The ManCo (along with lawyers and consultants) was given yet another boost by Brexit as providers warned UK managers they risked being shut-off from EU investors.  Exiting the Single Market means that UK-based UCITS and AIFMs are at a risk of becoming designated third country fund managers, and will no longer benefit from pan-EU cross-border distribution available through the passport. This obviously matters more to some managers than to others.

Firms are therefore conducting analysis on ManCos and whether it will be sensible to appoint one. It is certainly wise managers be considering the case for hiring a ManCo, but they need to be mindful of unexpected challenges and regulatory developments. Time and again, EU regulators have warned against UK firms setting up letterbox entities – that is branches with barebones or no substance – within the EU as a contemptuous attempt to keep their passporting rights.

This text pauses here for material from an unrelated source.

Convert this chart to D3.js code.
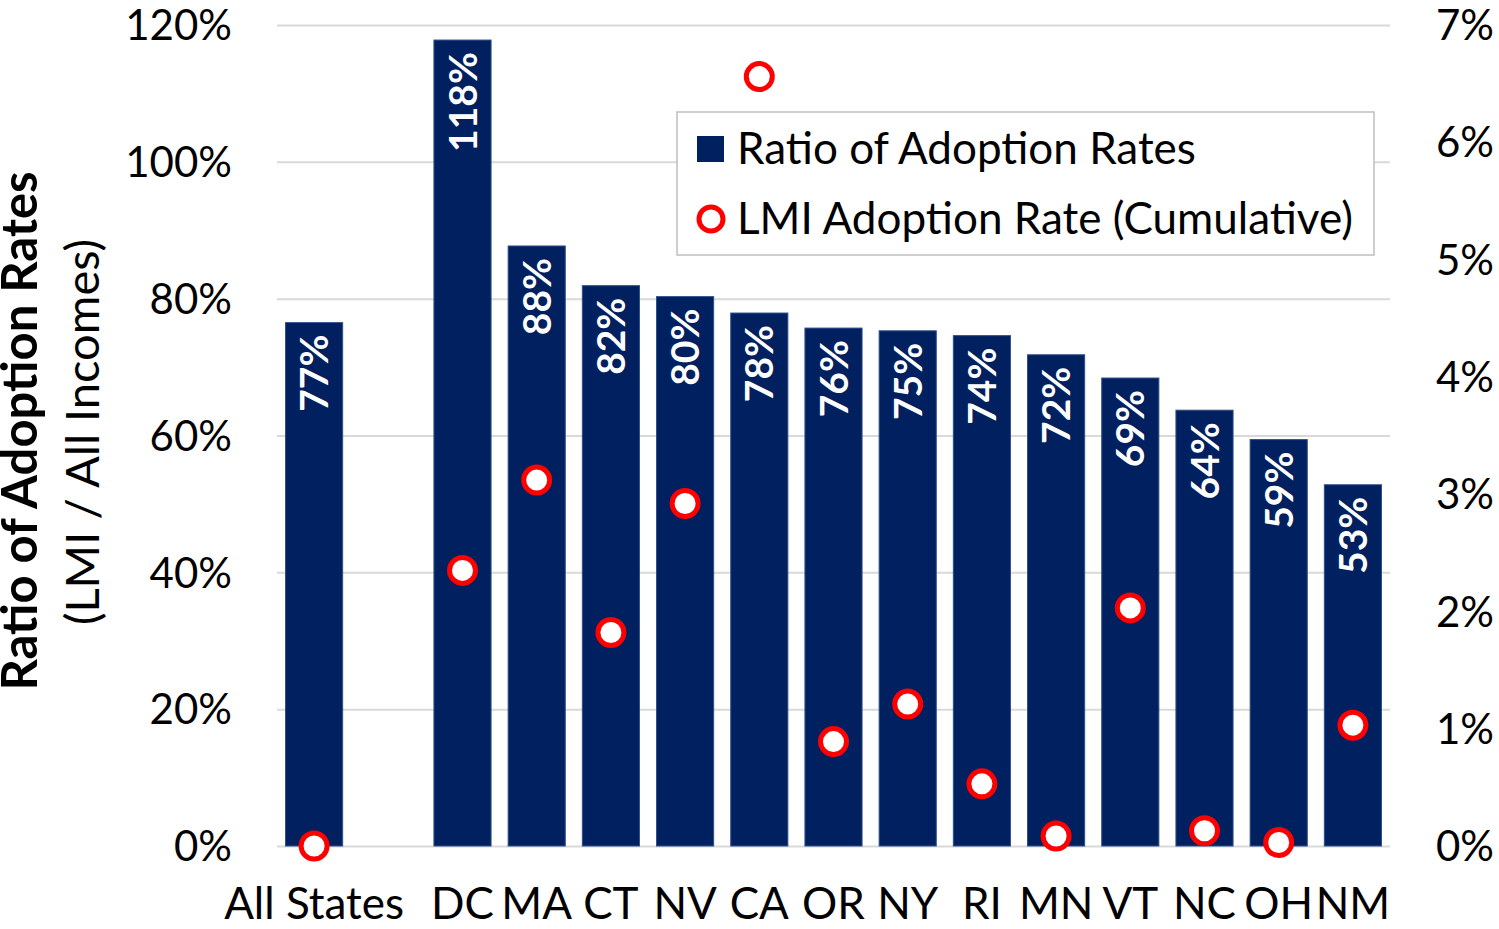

There is no clear or definitive indication that ManCos are implicitly being accused by regulators of not providing sufficient substance, but it is certainly something managers should acknowledge as a potential business risk, particularly given the EU-focus on delegation right now. ManCos would beg to differ and argue that they do provide substance to non-EU managers and that any regulatory stance suggesting otherwise is unfair.

There is a possibility protectionism could revert in the EU, and if this occurred, it is highly probable fund managers selling into the EU may be forced to up their presence on the continent, particularly if restrictions were imposed on the ManCo operating model.  Such a requirement would dramatically increase costs for managers with UK and EU client interests.

As the EU continues to make a push for substance, managers need to be careful about how they approach their Brexit strategy. The cost of appointing a ManCo is not insignificant, and on-boarding can take some time. It is better for managers to wait until there is further regulatory clarity on the status of ManCos before rushing into appointing one.

The danger for fund managers seemingly at the moment is not the final outcome or net result of Brexit, but rather the uncertainty leading up to it.  Market timing is absolutely everything in trading, and managers on both sides of the Channel need to adopt a similar approach to their Brexit planning.